• TASK BRIEF: Work through the following lines and count those that hold the word "this". Reply with that number only.

• MATERIALS PROVIDED:
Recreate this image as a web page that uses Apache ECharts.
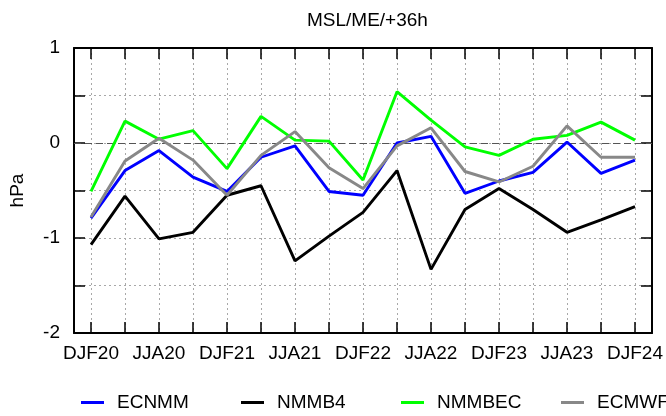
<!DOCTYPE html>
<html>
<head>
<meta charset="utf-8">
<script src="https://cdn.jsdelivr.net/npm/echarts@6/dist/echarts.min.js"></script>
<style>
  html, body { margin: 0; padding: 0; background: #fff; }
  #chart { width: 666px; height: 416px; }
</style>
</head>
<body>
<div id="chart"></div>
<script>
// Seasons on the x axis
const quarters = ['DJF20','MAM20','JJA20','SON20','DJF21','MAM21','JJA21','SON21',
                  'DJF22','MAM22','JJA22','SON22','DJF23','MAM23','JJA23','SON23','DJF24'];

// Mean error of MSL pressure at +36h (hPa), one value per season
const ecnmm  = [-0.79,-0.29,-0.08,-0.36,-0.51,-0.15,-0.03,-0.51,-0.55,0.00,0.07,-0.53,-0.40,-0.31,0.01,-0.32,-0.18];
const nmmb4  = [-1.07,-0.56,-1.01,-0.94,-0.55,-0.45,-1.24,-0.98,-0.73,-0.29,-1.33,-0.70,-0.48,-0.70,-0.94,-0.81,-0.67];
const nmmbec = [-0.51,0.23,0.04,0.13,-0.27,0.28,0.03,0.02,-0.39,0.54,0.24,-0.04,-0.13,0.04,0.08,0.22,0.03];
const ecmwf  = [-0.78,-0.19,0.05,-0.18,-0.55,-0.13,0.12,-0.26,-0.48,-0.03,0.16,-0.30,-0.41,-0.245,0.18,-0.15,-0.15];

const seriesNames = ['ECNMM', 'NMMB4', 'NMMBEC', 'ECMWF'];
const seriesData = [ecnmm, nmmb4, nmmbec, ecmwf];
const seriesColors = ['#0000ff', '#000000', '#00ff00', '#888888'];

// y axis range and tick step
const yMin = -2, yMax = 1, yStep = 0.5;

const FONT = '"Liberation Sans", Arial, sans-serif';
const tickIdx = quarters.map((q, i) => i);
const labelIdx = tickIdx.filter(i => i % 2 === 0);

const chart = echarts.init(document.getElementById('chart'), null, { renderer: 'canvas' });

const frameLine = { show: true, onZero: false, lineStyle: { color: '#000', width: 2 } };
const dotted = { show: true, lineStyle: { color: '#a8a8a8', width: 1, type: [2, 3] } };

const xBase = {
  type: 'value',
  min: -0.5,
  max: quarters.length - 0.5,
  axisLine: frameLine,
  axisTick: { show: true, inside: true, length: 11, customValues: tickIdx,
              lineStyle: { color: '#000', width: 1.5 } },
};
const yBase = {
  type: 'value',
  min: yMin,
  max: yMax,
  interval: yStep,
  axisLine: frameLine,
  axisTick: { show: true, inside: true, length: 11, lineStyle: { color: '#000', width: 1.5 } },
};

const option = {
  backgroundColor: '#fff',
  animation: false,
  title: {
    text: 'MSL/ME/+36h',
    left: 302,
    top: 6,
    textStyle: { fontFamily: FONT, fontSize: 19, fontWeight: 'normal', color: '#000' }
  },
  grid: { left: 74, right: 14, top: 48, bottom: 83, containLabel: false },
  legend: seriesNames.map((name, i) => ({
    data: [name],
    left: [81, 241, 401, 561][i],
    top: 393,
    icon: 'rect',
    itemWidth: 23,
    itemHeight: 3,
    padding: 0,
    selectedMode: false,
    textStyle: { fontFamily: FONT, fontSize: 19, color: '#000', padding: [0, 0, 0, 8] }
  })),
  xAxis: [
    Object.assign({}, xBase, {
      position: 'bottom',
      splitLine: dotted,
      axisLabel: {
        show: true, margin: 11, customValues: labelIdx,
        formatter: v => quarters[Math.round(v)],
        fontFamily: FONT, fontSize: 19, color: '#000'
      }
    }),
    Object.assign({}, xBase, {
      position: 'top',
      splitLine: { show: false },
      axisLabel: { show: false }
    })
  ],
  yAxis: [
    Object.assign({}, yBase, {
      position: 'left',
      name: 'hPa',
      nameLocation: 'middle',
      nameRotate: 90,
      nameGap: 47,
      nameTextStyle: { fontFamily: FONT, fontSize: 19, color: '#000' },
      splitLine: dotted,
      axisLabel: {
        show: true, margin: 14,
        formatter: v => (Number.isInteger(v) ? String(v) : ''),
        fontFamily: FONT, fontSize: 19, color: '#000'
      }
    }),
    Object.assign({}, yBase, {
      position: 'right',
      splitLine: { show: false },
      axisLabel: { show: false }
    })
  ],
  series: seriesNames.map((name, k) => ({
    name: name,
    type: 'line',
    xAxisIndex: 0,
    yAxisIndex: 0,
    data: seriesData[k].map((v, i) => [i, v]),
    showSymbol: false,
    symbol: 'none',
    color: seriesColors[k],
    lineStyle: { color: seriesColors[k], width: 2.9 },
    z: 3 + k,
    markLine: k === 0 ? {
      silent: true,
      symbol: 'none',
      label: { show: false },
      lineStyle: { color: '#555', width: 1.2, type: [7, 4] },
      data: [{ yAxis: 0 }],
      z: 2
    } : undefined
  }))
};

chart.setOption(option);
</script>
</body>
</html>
...
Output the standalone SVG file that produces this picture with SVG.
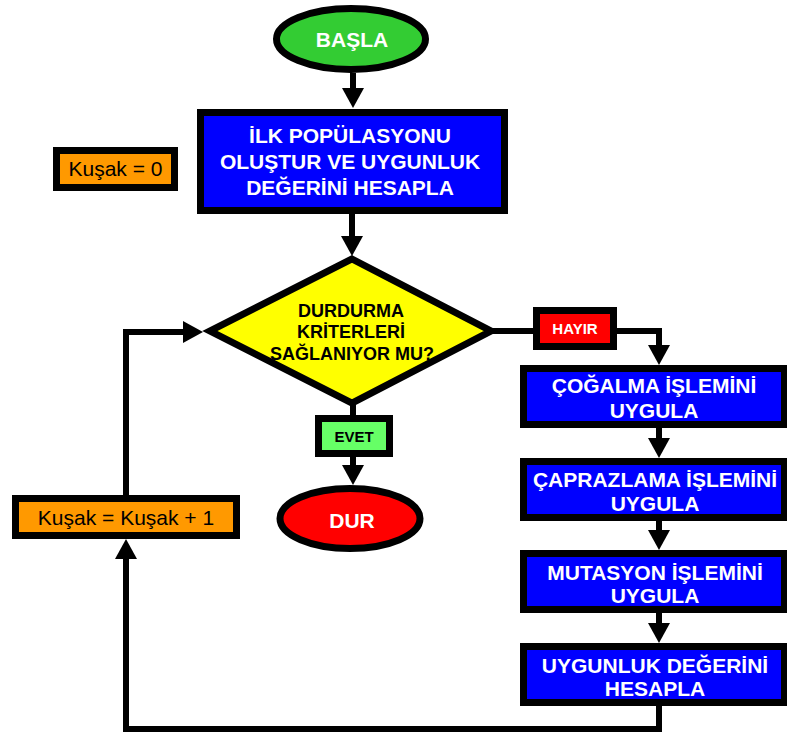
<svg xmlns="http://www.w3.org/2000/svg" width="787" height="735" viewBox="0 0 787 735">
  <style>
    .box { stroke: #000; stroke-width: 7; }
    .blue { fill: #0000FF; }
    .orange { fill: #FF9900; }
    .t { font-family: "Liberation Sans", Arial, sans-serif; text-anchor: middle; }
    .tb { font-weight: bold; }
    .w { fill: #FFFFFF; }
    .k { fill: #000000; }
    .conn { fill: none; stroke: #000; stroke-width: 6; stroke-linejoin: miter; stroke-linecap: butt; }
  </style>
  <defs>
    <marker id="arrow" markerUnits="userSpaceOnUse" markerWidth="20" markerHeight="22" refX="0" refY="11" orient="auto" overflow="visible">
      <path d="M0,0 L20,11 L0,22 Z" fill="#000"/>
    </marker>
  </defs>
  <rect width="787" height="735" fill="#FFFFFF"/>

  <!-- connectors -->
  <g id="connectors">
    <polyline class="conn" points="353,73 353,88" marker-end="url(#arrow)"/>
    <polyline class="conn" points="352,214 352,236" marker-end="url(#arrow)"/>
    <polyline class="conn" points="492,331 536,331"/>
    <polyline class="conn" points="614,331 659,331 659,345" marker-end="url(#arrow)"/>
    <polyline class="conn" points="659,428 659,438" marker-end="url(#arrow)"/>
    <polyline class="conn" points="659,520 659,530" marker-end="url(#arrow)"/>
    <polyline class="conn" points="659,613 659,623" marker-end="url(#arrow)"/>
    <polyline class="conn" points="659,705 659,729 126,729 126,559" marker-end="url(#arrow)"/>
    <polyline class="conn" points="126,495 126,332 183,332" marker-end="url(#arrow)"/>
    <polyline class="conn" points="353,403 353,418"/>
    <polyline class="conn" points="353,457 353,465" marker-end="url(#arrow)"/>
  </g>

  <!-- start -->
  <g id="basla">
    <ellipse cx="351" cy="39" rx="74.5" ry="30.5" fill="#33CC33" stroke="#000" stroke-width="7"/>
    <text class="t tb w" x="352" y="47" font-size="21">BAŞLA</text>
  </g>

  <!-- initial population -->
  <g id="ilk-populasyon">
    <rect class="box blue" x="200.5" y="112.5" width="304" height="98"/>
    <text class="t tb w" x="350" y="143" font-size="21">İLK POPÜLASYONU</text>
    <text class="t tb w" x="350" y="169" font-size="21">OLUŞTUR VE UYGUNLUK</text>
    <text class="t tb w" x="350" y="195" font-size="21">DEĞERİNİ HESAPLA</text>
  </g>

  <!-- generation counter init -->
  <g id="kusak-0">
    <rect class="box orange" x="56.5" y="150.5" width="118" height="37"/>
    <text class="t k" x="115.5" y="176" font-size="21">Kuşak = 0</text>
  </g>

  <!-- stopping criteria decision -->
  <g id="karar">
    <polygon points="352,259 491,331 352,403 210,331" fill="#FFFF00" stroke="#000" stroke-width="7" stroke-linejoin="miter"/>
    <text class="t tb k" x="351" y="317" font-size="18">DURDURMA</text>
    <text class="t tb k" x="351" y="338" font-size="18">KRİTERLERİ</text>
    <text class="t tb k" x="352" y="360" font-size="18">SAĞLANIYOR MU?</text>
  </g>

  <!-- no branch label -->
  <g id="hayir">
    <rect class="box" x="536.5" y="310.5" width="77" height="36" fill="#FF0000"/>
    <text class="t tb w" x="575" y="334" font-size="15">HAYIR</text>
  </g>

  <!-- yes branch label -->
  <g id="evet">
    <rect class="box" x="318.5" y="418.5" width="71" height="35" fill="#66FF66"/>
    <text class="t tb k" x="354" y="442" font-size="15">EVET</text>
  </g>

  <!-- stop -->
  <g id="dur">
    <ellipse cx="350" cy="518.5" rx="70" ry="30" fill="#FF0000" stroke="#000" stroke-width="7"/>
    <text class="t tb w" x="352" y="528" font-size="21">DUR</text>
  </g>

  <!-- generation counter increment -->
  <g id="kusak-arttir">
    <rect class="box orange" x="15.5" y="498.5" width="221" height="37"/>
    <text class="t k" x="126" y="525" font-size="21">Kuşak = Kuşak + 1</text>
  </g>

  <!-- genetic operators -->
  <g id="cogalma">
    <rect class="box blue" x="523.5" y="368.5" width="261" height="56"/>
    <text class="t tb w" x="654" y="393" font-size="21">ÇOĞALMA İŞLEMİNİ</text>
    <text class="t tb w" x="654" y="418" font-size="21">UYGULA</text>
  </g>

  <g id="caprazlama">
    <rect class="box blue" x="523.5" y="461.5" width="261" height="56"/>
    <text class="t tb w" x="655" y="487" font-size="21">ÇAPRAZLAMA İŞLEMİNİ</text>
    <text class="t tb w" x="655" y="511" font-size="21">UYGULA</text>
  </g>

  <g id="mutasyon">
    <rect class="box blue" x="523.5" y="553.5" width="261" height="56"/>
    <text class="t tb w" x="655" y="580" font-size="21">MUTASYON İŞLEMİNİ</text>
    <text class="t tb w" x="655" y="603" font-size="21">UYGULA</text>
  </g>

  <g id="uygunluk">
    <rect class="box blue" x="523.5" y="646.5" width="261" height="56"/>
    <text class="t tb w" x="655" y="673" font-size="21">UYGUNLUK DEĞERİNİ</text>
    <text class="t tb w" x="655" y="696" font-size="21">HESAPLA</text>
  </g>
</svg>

• COMPLETED EXERCISE: 2